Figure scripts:
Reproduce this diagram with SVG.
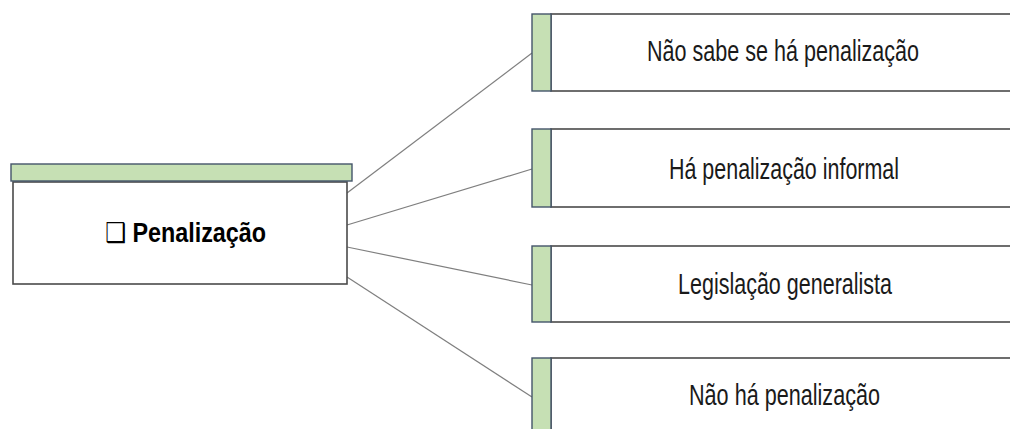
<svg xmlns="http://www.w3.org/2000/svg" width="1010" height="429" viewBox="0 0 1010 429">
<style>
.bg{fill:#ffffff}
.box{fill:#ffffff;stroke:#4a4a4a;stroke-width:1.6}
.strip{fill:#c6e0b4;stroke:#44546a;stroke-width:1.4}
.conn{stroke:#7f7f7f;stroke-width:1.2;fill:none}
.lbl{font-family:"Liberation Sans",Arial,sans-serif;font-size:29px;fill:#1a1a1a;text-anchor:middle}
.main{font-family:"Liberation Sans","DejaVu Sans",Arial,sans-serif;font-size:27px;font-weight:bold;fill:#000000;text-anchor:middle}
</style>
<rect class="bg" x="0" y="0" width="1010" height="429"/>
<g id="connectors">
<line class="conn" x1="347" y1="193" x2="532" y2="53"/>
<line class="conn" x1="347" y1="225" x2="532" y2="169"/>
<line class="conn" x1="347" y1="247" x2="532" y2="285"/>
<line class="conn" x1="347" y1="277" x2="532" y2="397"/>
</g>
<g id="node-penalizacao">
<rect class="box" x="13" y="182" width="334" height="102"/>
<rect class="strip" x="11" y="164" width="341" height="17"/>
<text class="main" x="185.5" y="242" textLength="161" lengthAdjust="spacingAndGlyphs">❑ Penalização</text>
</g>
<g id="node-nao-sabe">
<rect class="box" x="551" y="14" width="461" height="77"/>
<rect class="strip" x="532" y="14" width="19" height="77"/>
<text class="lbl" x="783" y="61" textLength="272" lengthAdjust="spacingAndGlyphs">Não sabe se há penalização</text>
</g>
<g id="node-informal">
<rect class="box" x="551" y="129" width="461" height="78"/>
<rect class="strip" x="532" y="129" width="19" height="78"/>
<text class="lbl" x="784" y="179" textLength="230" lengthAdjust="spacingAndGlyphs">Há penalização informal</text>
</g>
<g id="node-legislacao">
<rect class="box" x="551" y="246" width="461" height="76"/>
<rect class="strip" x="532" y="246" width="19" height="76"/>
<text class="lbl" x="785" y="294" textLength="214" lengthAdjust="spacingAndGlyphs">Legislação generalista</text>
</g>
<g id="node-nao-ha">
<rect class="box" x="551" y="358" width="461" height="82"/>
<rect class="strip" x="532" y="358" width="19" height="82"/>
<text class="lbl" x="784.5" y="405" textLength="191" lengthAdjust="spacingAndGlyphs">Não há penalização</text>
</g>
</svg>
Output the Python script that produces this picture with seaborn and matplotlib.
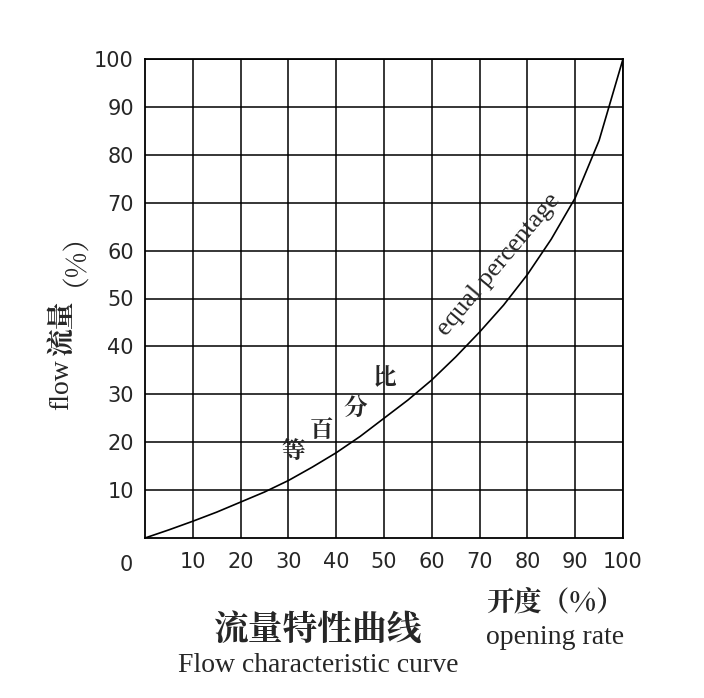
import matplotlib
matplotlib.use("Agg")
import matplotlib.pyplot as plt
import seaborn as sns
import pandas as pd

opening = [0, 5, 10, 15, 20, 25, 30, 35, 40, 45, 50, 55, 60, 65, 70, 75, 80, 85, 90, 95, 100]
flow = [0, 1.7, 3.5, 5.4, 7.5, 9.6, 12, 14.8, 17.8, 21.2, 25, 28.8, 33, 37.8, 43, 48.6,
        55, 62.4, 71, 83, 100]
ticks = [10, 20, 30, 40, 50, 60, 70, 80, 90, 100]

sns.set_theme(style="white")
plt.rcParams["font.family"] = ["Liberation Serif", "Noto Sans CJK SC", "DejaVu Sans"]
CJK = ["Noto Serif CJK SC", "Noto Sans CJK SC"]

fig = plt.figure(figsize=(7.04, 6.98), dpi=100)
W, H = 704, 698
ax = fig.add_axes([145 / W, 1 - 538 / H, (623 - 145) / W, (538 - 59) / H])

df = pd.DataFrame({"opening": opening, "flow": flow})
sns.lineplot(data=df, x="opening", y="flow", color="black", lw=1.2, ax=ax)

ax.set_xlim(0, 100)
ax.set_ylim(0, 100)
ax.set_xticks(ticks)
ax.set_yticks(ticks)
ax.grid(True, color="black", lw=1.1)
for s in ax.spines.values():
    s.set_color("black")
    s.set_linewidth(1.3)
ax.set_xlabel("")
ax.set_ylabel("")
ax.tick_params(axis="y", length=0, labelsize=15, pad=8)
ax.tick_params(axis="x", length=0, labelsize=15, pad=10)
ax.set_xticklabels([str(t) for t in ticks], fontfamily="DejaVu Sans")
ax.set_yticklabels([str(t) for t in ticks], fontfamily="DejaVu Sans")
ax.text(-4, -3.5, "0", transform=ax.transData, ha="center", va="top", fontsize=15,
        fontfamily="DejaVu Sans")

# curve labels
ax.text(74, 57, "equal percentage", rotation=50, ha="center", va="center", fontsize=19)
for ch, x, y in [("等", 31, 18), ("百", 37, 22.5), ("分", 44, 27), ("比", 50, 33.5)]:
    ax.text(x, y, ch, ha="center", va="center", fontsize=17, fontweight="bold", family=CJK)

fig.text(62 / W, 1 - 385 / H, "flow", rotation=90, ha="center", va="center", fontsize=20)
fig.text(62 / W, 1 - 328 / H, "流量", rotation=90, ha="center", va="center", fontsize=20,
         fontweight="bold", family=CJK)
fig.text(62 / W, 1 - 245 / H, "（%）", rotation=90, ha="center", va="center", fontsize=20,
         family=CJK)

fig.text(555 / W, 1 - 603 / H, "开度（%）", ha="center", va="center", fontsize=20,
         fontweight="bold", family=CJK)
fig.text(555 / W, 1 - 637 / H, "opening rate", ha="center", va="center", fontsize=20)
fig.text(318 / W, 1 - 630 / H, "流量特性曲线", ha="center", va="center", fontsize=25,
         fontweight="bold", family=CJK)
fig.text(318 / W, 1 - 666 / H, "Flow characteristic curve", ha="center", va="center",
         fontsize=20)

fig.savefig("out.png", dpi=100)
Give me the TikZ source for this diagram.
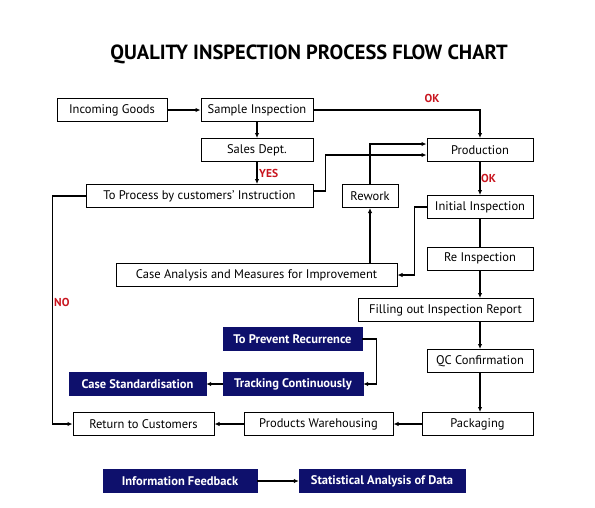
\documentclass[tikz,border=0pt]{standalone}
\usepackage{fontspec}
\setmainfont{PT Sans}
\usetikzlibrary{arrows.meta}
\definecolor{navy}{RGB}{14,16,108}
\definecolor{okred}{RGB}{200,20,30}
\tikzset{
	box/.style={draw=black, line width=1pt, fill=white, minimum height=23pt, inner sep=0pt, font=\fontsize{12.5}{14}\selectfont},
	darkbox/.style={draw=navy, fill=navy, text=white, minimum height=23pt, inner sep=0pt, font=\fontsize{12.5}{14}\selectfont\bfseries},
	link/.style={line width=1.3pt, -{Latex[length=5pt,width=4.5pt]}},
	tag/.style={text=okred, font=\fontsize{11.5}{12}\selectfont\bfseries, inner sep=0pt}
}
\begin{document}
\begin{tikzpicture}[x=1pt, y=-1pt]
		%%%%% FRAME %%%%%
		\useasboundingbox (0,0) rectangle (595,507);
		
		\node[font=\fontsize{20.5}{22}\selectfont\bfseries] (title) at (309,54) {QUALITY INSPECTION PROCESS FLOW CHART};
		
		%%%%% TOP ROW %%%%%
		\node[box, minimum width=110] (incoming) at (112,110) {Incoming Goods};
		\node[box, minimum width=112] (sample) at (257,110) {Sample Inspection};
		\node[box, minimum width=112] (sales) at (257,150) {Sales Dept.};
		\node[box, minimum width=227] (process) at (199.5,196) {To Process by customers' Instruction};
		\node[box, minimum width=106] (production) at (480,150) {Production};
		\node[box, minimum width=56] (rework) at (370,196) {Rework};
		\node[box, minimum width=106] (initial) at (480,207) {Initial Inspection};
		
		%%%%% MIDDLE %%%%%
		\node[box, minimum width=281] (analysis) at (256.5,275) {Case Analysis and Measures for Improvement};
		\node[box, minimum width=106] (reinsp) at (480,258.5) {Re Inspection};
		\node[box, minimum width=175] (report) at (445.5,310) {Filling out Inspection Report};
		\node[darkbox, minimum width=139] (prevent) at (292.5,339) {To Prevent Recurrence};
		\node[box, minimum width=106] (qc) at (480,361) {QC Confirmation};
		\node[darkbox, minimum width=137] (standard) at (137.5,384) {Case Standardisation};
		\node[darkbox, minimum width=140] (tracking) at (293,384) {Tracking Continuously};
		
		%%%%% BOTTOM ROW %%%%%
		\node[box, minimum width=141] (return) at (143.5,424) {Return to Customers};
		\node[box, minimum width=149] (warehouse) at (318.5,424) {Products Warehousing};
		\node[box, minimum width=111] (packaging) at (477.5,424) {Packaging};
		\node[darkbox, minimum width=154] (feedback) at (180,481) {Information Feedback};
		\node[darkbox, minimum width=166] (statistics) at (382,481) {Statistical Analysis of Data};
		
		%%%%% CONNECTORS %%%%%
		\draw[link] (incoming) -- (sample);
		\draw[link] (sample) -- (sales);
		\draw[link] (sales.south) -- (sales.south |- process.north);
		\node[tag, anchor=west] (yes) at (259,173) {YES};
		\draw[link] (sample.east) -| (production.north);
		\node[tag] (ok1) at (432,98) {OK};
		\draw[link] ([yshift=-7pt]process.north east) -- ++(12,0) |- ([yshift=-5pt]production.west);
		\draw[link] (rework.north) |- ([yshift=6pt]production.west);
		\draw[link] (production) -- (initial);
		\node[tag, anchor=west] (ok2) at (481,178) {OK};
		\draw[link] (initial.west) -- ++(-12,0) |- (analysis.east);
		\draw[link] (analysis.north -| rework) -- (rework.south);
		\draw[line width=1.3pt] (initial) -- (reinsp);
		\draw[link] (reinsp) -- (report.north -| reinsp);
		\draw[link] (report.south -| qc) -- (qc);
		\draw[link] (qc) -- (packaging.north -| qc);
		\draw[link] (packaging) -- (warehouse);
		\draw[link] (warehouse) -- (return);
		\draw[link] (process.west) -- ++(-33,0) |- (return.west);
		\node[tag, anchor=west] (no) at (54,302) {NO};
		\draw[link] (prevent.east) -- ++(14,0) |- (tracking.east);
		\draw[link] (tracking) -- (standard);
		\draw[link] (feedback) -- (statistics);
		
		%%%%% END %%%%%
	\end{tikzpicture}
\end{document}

## What is being asked
Locate the word "diagram" in the records and collect each line it appears in.

## Response for this exercise
Reproduce this diagram with SVG.
Give me the TikZ source for this diagram.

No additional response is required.